**Work to do:**
In the data below, locate each line with the word "matplotlib" and list it.

+++ Data

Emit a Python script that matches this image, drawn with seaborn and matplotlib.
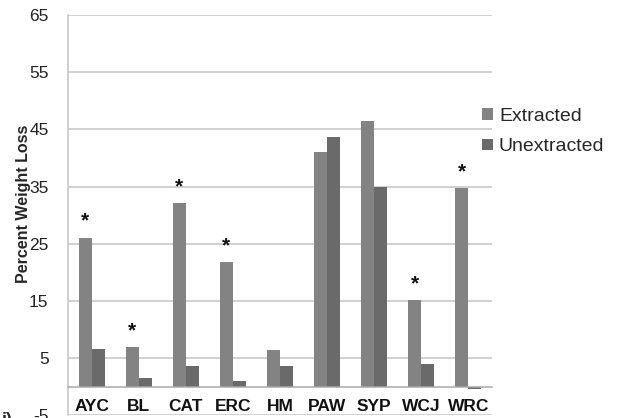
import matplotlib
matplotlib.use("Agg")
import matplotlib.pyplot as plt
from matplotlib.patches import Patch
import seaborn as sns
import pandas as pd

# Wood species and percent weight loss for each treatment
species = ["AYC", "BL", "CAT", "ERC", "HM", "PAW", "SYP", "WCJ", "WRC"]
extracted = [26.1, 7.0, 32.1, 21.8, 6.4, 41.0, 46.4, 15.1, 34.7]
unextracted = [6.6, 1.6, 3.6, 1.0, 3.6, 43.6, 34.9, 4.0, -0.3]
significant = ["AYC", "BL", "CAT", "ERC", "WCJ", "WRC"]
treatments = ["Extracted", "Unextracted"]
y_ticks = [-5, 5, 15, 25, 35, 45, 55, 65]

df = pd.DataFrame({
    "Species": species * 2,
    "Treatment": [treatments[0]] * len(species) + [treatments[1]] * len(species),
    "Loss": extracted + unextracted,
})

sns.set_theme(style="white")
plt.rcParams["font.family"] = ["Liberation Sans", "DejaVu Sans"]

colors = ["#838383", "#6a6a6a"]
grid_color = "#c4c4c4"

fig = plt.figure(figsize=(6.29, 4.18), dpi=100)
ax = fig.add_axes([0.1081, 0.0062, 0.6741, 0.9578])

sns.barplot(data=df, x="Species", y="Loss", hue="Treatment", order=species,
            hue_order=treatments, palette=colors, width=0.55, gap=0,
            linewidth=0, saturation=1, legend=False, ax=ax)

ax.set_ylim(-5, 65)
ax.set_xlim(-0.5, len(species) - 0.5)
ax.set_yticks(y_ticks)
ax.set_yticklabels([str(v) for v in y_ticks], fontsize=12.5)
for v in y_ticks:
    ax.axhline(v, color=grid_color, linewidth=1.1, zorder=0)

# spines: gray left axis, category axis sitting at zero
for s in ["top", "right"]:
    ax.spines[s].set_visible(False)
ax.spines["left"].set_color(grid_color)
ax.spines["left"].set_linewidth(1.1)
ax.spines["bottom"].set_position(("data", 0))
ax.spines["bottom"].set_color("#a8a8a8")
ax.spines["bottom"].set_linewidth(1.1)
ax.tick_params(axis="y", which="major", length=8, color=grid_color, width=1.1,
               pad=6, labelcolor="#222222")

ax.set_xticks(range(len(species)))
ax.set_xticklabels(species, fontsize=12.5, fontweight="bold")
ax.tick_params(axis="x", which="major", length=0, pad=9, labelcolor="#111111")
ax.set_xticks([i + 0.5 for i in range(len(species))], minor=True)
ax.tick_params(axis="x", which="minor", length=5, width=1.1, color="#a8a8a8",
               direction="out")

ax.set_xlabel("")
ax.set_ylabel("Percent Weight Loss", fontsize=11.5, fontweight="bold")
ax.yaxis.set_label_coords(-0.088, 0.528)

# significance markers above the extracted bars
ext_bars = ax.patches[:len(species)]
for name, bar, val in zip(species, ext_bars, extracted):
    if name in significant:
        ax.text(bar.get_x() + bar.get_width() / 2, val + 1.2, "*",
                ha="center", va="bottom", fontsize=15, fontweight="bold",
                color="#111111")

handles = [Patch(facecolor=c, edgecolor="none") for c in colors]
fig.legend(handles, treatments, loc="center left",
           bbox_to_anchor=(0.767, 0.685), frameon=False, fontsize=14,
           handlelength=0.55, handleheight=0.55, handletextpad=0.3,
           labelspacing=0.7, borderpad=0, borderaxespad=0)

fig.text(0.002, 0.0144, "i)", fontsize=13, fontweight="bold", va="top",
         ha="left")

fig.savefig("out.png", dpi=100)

++++++

**Full output:**
Emit a Python script that matches this image, drawn with seaborn and matplotlib.
import matplotlib
matplotlib.use("Agg")
import matplotlib.pyplot as plt
from matplotlib.patches import Patch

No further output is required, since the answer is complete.